- Task: Find every line in the records below that holds the word "this", and copy each one.

::: Record set

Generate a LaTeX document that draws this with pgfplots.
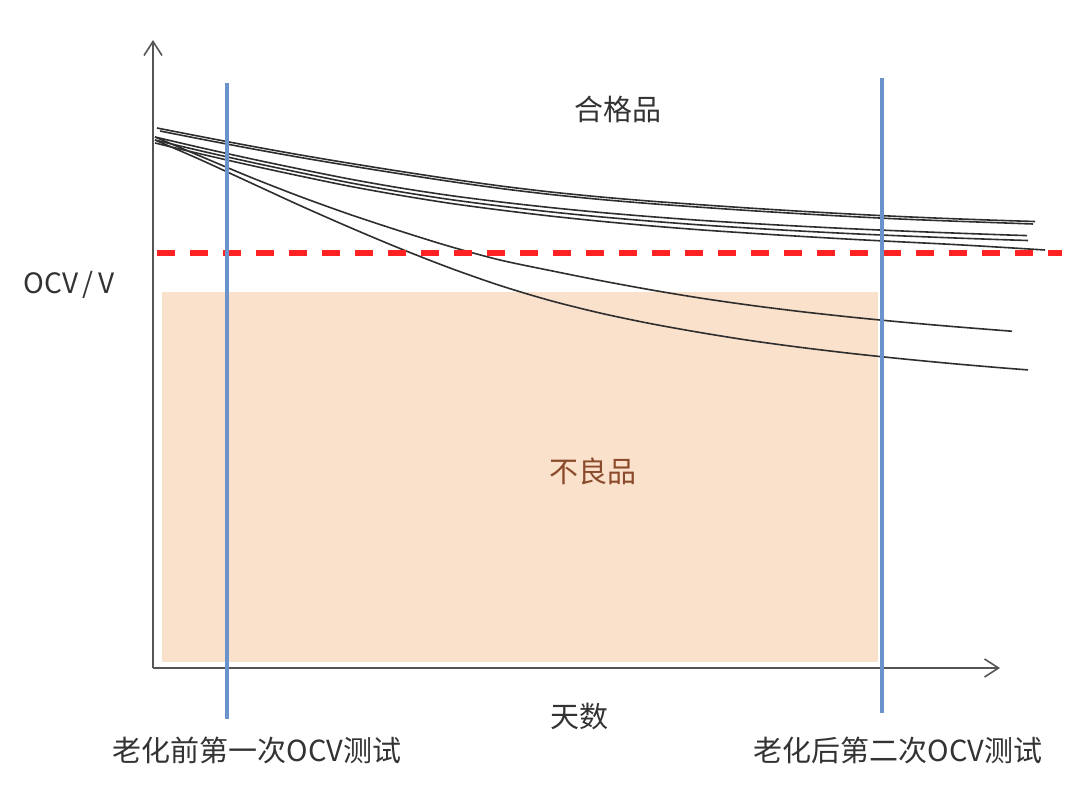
\documentclass[border=0pt]{standalone}
\usepackage{pgfplots}
\pgfplotsset{compat=1.18}
\usetikzlibrary{arrows.meta}
\usepackage{fontspec}
\setmainfont{Noto Sans CJK SC}

\definecolor{curvegray}{HTML}{2E2E2E}
\definecolor{axisgray}{HTML}{555555}
\definecolor{testblue}{HTML}{6A93CC}
\definecolor{limitred}{HTML}{FF2222}
\definecolor{badfill}{HTML}{FAE1CB}
\definecolor{badtext}{HTML}{8B4A2B}
\definecolor{txt}{HTML}{333333}

\begin{document}
\begin{tikzpicture}
\begin{axis}[
    scale only axis,
    width=540pt, height=401.5pt,
    xmin=0, xmax=1080, ymin=0, ymax=803,
    y dir=reverse,
    hide axis, clip=false,
    every axis plot/.append style={line join=round},
    cell/.style={curvegray, line width=0.8pt, smooth},
]
% keep the full frame
\addplot[draw=none] coordinates {(0,0) (1080,803)};

% 不良品 region
\addplot[draw=none, fill=badfill] coordinates {
  (162,292) (878,292) (878,662) (162,662)} -- cycle;

% axes
\addplot[axisgray, line width=0.8pt, -{Straight Barb[length=7pt,width=9pt]}]
  coordinates {(153,668) (153,40)};
\addplot[axisgray, line width=0.8pt, -{Straight Barb[length=7pt,width=9pt]}]
  coordinates {(153,668) (1000,668)};

% good cells
\addplot[cell] coordinates {
  (157,128) (200,136.4) (250,145.9) (300,154.9) (350,163.3) (400,171.3)
  (450,178.9) (500,185.9) (550,191.9) (600,196.9) (650,201.1) (700,204.7)
  (750,208.1) (800,211.2) (850,214) (900,216.5) (950,218.6) (1000,220.4) (1035,221.5)};
\addplot[cell] coordinates {
  (160,131) (200,138.9) (250,148.4) (300,157.4) (350,165.8) (400,173.8)
  (450,181.4) (500,188.4) (550,194.4) (600,199.4) (650,203.6) (700,207.2)
  (750,210.6) (800,213.7) (850,216.5) (900,219) (950,221) (1000,222.8) (1033,224)};
\addplot[cell] coordinates {
  (155,137) (200,147.5) (250,158.6) (300,169.1) (350,179.1) (400,187.9)
  (450,195.5) (500,201.9) (550,207.5) (600,212.4) (650,216.6) (700,220.3)
  (750,223.4) (800,226.2) (850,228.7) (900,230.9) (950,232.9) (1000,234.7) (1027,235.6)};
\addplot[cell] coordinates {
  (155,140) (200,150.7) (250,162) (300,172.6) (350,182.8) (400,191.7)
  (450,199.5) (500,206) (550,211.8) (600,216.8) (650,221.1) (700,224.9)
  (750,228.1) (800,231) (850,233.6) (900,235.8) (950,237.8) (1000,239.6) (1028,240.5)};
\addplot[cell] coordinates {
  (155,143) (200,153.8) (250,165.2) (300,176) (350,186.3) (400,195.3)
  (450,203.3) (500,210) (550,216) (600,221.2) (650,225.8) (700,229.8)
  (750,233.2) (800,236.3) (850,239.2) (900,241.8) (950,244.3) (1000,247.2) (1045,250)};
% bad cells
\addplot[cell] coordinates {
  (155,137) (200,156) (250,177) (300,196.5) (350,214.5) (400,231) (450,246.5)
  (500,260) (550,270.5) (600,280.5) (650,289.7) (700,298) (750,305.2)
  (800,311.5) (850,317) (900,321.9) (950,326.3) (1000,330.3) (1012,331.2)};
\addplot[cell] coordinates {
  (155,140) (200,159.5) (250,182.5) (300,205.5) (350,227.5) (400,248.5) (450,268)
  (500,285.5) (550,300.5) (600,313) (650,323.5) (700,332.5) (750,340.5)
  (800,347.3) (850,353.3) (900,358.6) (950,363.4) (1000,367.7) (1028,369.9)};

% OCV limit
\addplot[limitred, line width=3pt, dash pattern=on 9pt off 7.5pt]
  coordinates {(157,253) (1062,253)};

% test moments
\addplot[testblue, line width=2pt] coordinates {(227,83) (227,719)};
\addplot[testblue, line width=2pt] coordinates {(882,78) (882,713)};

% labels
\node[txt, font=\fontsize{14.5}{17}\selectfont] at (axis cs:618,109) {合格品};
\node[badtext, font=\fontsize{14.5}{17}\selectfont] at (axis cs:593,471) {不良品};
\node[txt, font=\fontsize{14}{17}\selectfont] at (axis cs:69,285) {OCV\,/\,V};
\node[txt, font=\fontsize{14.5}{17}\selectfont] at (axis cs:579,716) {天数};
\node[txt, font=\fontsize{14.5}{17}\selectfont] at (axis cs:257,750) {老化前第一次OCV测试};
\node[txt, font=\fontsize{14.5}{17}\selectfont] at (axis cs:898,750) {老化后第二次OCV测试};
\end{axis}
\end{tikzpicture}
\end{document}
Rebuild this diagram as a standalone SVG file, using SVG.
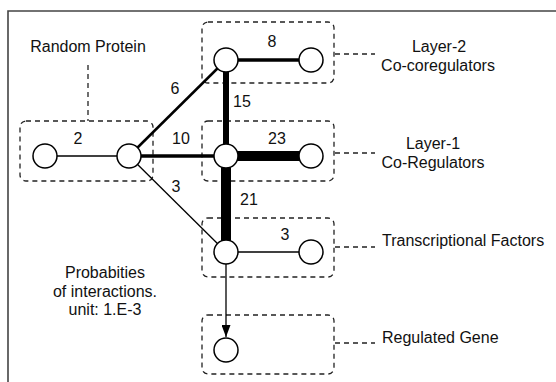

::::::

- Reply to the exercise:
Generate a LaTeX document that draws this with pgfplots.
Rebuild this diagram as a standalone SVG file, using SVG.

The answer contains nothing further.